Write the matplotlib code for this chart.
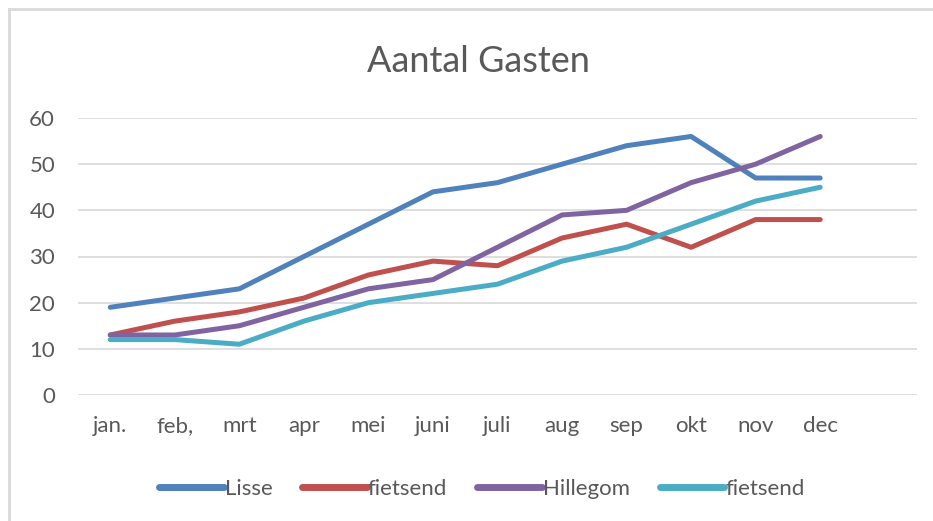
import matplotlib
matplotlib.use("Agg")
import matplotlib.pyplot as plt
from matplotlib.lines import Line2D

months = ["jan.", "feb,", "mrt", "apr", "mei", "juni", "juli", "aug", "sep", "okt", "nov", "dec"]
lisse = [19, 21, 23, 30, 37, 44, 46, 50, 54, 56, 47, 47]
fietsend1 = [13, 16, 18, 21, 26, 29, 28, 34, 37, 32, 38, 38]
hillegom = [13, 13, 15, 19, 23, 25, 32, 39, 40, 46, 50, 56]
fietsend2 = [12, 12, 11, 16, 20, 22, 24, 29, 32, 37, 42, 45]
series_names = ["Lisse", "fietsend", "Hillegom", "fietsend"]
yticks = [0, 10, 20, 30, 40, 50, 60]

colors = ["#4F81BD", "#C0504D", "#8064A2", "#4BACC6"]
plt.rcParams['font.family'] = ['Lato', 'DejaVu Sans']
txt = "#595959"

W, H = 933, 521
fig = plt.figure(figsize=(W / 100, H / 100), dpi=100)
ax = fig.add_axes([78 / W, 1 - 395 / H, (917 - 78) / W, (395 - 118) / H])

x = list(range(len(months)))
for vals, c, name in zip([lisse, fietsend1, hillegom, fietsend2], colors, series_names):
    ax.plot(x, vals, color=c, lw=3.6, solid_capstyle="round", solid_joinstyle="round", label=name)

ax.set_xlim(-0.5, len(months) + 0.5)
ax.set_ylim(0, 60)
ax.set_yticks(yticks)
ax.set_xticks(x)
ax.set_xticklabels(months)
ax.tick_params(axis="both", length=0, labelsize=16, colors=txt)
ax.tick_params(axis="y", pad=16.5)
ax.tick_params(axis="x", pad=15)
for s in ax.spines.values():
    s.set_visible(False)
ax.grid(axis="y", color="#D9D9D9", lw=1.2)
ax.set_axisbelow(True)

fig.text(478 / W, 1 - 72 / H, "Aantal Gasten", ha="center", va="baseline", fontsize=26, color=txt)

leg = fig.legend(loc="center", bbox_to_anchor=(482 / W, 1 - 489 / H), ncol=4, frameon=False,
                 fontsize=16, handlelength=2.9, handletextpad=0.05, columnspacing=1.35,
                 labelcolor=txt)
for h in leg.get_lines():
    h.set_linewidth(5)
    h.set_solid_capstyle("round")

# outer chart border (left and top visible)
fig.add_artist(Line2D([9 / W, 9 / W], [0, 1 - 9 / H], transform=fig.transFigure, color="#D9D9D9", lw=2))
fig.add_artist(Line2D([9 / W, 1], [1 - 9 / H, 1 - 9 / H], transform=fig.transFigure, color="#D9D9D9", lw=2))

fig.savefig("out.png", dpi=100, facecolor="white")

**EXERCISE**
Give again, word for word, every line from the top of the data above to the line holding "fig.text(478 / W, 1", inclusive, with the pictures left out.

**RESULT OF THIS TASK**
Write the matplotlib code for this chart.
import matplotlib
matplotlib.use("Agg")
import matplotlib.pyplot as plt
from matplotlib.lines import Line2D

months = ["jan.", "feb,", "mrt", "apr", "mei", "juni", "juli", "aug", "sep", "okt", "nov", "dec"]
lisse = [19, 21, 23, 30, 37, 44, 46, 50, 54, 56, 47, 47]
fietsend1 = [13, 16, 18, 21, 26, 29, 28, 34, 37, 32, 38, 38]
hillegom = [13, 13, 15, 19, 23, 25, 32, 39, 40, 46, 50, 56]
fietsend2 = [12, 12, 11, 16, 20, 22, 24, 29, 32, 37, 42, 45]
series_names = ["Lisse", "fietsend", "Hillegom", "fietsend"]
yticks = [0, 10, 20, 30, 40, 50, 60]

colors = ["#4F81BD", "#C0504D", "#8064A2", "#4BACC6"]
plt.rcParams['font.family'] = ['Lato', 'DejaVu Sans']
txt = "#595959"

W, H = 933, 521
fig = plt.figure(figsize=(W / 100, H / 100), dpi=100)
ax = fig.add_axes([78 / W, 1 - 395 / H, (917 - 78) / W, (395 - 118) / H])

x = list(range(len(months)))
for vals, c, name in zip([lisse, fietsend1, hillegom, fietsend2], colors, series_names):
    ax.plot(x, vals, color=c, lw=3.6, solid_capstyle="round", solid_joinstyle="round", label=name)

ax.set_xlim(-0.5, len(months) + 0.5)
ax.set_ylim(0, 60)
ax.set_yticks(yticks)
ax.set_xticks(x)
ax.set_xticklabels(months)
ax.tick_params(axis="both", length=0, labelsize=16, colors=txt)
ax.tick_params(axis="y", pad=16.5)
ax.tick_params(axis="x", pad=15)
for s in ax.spines.values():
    s.set_visible(False)
ax.grid(axis="y", color="#D9D9D9", lw=1.2)
ax.set_axisbelow(True)

fig.text(478 / W, 1 - 72 / H, "Aantal Gasten", ha="center", va="baseline", fontsize=26, color=txt)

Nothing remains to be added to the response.